WHAT YOU SHOULD DO: Retype exactly what appears below from the line containing "What matplotlib code" down to the line containing "fontsize=10, labelpad=5)", keeping both end lines. Do not include pictures.

DATA LISTING:

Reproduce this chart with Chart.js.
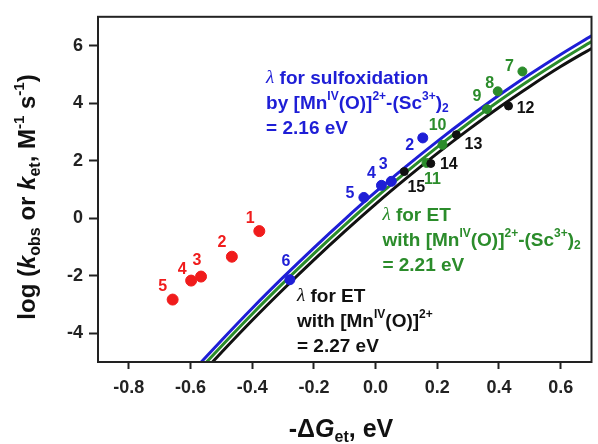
==
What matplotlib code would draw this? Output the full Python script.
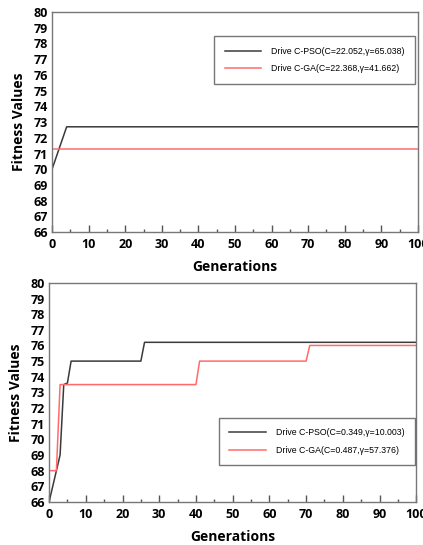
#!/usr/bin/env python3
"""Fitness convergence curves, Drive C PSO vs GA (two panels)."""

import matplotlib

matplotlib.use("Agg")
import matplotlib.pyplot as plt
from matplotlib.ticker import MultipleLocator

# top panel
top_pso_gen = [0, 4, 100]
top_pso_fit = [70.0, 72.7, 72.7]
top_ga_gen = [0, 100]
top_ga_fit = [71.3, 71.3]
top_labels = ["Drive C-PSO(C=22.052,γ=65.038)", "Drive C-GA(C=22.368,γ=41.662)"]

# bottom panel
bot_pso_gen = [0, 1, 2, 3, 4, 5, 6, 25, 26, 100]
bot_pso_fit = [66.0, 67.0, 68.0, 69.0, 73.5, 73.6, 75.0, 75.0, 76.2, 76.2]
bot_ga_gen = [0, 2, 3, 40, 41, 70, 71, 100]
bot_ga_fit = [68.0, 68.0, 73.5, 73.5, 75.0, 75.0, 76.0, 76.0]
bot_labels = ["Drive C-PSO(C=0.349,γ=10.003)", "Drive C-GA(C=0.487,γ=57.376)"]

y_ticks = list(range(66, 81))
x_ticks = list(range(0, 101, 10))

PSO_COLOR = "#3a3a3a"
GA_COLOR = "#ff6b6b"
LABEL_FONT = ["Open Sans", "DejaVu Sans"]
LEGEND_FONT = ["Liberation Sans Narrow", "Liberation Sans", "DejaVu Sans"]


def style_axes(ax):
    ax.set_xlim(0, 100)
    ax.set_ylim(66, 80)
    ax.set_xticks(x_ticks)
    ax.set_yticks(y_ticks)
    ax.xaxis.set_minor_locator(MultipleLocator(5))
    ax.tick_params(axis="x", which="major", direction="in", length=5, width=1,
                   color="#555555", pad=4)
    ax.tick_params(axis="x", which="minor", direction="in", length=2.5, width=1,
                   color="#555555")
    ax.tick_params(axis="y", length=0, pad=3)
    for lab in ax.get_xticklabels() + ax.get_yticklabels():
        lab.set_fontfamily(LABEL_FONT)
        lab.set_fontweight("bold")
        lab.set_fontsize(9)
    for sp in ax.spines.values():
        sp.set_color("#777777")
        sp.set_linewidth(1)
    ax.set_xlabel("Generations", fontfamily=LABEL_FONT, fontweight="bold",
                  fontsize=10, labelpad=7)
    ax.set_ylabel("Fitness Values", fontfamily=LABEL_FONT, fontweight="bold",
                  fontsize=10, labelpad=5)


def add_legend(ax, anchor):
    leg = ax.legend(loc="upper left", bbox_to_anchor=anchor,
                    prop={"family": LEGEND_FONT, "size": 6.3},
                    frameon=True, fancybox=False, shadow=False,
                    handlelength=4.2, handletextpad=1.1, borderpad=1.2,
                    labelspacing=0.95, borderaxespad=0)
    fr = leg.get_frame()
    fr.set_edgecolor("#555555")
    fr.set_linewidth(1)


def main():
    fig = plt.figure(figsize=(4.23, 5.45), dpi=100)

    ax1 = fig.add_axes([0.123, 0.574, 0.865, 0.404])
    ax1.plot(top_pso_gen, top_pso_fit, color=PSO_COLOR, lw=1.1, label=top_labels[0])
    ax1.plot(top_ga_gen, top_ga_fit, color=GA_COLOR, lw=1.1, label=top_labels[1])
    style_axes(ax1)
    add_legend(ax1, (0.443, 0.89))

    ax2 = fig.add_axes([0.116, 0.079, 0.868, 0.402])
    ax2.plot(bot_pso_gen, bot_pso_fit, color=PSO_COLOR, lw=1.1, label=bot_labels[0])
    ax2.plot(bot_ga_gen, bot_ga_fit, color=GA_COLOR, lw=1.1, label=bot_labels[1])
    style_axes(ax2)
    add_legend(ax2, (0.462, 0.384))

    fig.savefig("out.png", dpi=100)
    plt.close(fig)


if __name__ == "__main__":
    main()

WRITTEN RESPONSE:
What matplotlib code would draw this? Output the full Python script.
#!/usr/bin/env python3
"""Fitness convergence curves, Drive C PSO vs GA (two panels)."""

import matplotlib

matplotlib.use("Agg")
import matplotlib.pyplot as plt
from matplotlib.ticker import MultipleLocator

# top panel
top_pso_gen = [0, 4, 100]
top_pso_fit = [70.0, 72.7, 72.7]
top_ga_gen = [0, 100]
top_ga_fit = [71.3, 71.3]
top_labels = ["Drive C-PSO(C=22.052,γ=65.038)", "Drive C-GA(C=22.368,γ=41.662)"]

# bottom panel
bot_pso_gen = [0, 1, 2, 3, 4, 5, 6, 25, 26, 100]
bot_pso_fit = [66.0, 67.0, 68.0, 69.0, 73.5, 73.6, 75.0, 75.0, 76.2, 76.2]
bot_ga_gen = [0, 2, 3, 40, 41, 70, 71, 100]
bot_ga_fit = [68.0, 68.0, 73.5, 73.5, 75.0, 75.0, 76.0, 76.0]
bot_labels = ["Drive C-PSO(C=0.349,γ=10.003)", "Drive C-GA(C=0.487,γ=57.376)"]

y_ticks = list(range(66, 81))
x_ticks = list(range(0, 101, 10))

PSO_COLOR = "#3a3a3a"
GA_COLOR = "#ff6b6b"
LABEL_FONT = ["Open Sans", "DejaVu Sans"]
LEGEND_FONT = ["Liberation Sans Narrow", "Liberation Sans", "DejaVu Sans"]


def style_axes(ax):
    ax.set_xlim(0, 100)
    ax.set_ylim(66, 80)
    ax.set_xticks(x_ticks)
    ax.set_yticks(y_ticks)
    ax.xaxis.set_minor_locator(MultipleLocator(5))
    ax.tick_params(axis="x", which="major", direction="in", length=5, width=1,
                   color="#555555", pad=4)
    ax.tick_params(axis="x", which="minor", direction="in", length=2.5, width=1,
                   color="#555555")
    ax.tick_params(axis="y", length=0, pad=3)
    for lab in ax.get_xticklabels() + ax.get_yticklabels():
        lab.set_fontfamily(LABEL_FONT)
        lab.set_fontweight("bold")
        lab.set_fontsize(9)
    for sp in ax.spines.values():
        sp.set_color("#777777")
        sp.set_linewidth(1)
    ax.set_xlabel("Generations", fontfamily=LABEL_FONT, fontweight="bold",
                  fontsize=10, labelpad=7)
    ax.set_ylabel("Fitness Values", fontfamily=LABEL_FONT, fontweight="bold",
                  fontsize=10, labelpad=5)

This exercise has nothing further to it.